Task requirements: Single out the lines of the material that contain "chart" and copy them.

Source excerpt:

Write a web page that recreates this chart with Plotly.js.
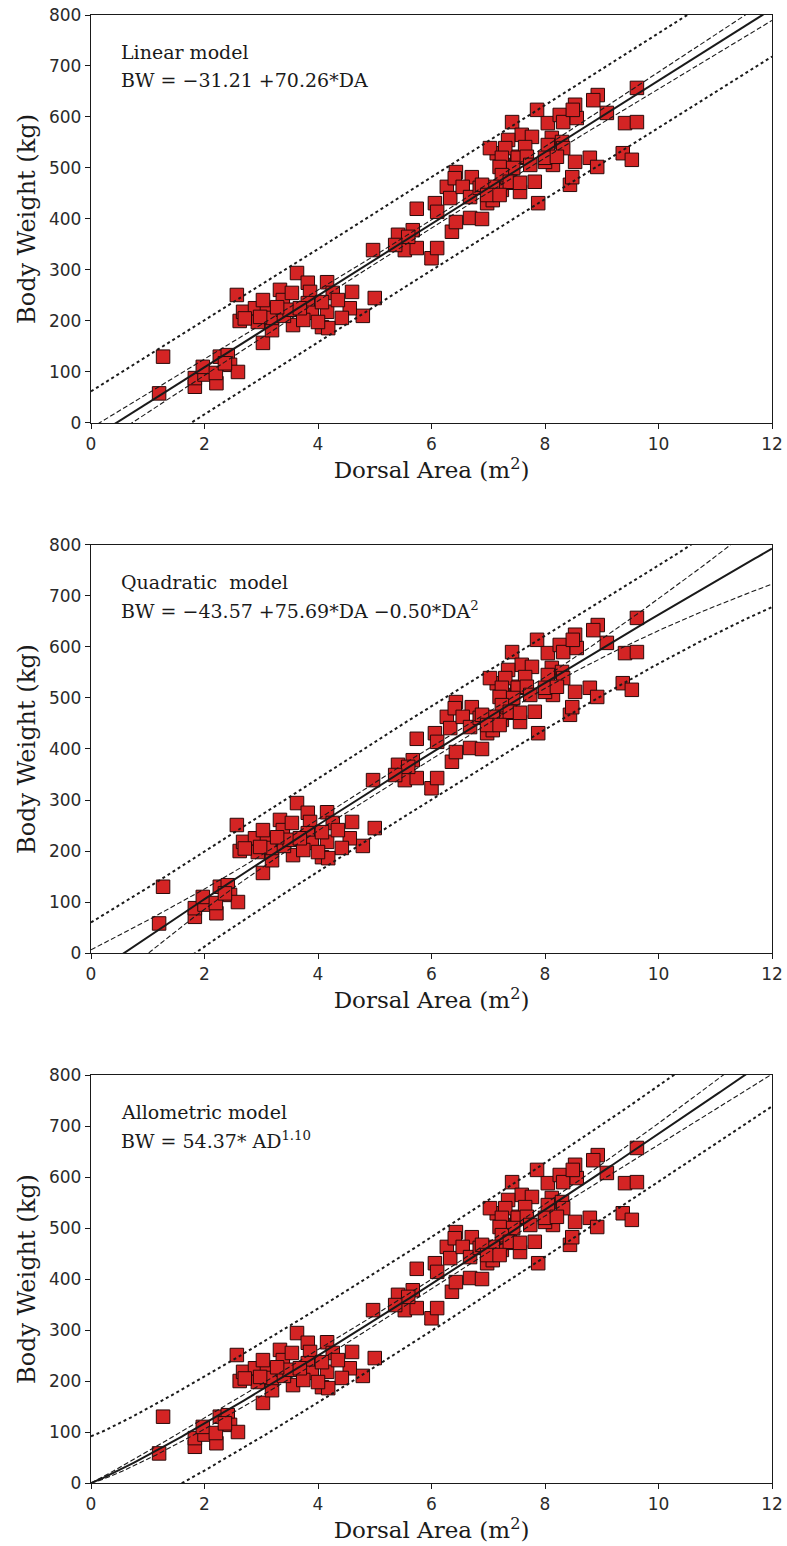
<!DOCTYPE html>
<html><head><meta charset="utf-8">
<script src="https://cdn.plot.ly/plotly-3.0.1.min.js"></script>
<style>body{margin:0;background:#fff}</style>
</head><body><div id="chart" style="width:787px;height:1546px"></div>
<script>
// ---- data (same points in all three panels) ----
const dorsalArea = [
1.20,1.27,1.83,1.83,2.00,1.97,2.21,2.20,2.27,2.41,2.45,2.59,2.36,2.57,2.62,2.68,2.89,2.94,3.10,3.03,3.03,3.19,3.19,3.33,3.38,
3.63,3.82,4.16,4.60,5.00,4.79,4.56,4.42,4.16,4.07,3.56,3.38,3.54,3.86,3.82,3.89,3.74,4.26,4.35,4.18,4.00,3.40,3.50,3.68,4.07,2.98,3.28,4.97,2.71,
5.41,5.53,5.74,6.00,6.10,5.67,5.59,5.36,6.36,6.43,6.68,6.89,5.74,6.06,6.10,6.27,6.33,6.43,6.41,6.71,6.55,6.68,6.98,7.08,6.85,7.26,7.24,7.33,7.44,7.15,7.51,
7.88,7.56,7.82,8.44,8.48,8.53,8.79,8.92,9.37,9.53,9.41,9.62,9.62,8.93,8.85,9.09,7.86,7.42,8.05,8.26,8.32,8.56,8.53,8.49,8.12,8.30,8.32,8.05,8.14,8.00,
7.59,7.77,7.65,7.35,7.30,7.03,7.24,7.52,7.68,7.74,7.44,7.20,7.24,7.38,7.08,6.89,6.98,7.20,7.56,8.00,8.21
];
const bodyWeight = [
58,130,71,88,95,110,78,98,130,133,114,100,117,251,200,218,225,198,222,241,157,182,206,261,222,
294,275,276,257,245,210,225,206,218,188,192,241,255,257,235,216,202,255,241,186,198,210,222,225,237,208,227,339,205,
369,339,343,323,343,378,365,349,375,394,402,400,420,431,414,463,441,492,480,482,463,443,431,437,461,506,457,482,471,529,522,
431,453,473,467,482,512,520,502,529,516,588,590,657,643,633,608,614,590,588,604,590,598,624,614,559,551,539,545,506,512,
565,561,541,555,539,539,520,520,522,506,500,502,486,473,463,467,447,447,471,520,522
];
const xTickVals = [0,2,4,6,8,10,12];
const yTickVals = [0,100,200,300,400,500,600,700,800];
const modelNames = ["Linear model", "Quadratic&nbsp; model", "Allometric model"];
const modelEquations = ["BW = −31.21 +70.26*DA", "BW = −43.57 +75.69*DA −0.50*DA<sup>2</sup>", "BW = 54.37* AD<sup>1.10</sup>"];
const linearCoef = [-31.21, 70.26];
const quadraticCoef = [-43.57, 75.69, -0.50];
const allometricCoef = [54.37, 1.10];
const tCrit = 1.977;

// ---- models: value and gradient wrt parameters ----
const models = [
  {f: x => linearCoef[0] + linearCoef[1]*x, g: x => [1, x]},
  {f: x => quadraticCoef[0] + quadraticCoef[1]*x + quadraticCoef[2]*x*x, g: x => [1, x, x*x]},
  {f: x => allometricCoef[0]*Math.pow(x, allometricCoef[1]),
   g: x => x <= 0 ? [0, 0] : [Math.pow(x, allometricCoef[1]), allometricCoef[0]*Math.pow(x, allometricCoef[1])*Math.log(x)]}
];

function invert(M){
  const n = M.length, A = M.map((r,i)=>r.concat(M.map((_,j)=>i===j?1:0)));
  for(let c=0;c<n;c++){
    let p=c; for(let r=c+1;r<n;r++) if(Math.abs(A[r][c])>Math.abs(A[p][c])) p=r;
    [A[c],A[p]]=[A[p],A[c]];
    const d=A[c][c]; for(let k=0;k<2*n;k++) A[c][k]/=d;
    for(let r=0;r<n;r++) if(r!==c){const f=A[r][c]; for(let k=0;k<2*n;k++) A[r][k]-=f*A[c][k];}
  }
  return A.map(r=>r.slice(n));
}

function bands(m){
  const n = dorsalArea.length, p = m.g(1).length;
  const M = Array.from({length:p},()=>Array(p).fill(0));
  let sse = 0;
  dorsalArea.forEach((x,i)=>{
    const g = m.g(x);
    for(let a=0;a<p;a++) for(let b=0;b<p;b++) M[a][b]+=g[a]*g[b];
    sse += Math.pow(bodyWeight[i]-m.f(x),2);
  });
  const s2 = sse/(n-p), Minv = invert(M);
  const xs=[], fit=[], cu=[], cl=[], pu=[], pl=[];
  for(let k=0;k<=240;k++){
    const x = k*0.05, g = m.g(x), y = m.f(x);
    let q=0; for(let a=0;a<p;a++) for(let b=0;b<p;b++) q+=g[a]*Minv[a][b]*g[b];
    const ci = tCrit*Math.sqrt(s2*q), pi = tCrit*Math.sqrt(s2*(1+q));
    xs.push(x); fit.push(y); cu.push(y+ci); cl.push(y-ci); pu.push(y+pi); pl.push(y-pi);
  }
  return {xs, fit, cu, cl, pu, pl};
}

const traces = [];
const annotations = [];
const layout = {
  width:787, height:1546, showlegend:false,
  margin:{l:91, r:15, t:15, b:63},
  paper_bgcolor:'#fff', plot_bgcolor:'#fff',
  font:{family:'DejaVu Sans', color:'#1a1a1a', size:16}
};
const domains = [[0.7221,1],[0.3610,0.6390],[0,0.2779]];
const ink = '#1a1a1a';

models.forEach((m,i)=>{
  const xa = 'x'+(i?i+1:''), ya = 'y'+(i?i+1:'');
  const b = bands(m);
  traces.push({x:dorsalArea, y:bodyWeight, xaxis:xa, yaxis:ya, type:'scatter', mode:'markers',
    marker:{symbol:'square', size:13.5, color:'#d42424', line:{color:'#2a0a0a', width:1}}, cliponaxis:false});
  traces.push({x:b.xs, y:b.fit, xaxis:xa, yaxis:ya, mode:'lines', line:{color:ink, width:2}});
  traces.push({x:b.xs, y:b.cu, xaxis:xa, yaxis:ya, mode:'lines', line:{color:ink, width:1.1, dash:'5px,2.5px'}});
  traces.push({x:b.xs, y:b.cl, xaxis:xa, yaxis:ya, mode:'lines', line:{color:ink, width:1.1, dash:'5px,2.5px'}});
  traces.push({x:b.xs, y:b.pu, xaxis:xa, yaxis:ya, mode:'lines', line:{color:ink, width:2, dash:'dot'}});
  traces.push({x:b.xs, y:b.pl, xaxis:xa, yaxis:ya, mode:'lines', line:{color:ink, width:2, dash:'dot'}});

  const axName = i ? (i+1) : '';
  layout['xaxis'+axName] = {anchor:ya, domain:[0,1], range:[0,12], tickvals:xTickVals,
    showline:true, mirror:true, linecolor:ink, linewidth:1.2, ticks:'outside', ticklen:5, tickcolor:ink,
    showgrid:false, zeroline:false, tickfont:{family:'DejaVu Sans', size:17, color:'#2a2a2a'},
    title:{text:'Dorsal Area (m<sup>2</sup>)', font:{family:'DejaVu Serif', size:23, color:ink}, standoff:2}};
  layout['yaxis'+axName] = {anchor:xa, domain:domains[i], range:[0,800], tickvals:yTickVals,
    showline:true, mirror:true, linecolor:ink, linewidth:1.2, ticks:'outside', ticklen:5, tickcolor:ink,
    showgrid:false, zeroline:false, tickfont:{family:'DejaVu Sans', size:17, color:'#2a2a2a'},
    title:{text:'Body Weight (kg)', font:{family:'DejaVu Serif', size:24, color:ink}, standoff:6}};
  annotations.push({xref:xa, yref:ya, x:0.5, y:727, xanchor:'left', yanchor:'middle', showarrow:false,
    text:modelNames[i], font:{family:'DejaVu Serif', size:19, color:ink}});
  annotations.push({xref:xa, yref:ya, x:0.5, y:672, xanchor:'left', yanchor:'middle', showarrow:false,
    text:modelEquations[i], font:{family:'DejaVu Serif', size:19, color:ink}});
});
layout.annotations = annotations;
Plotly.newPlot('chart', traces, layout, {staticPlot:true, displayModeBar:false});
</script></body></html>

Task response:
Write a web page that recreates this chart with Plotly.js.
</head><body><div id="chart" style="width:787px;height:1546px"></div>
Plotly.newPlot('chart', traces, layout, {staticPlot:true, displayModeBar:false});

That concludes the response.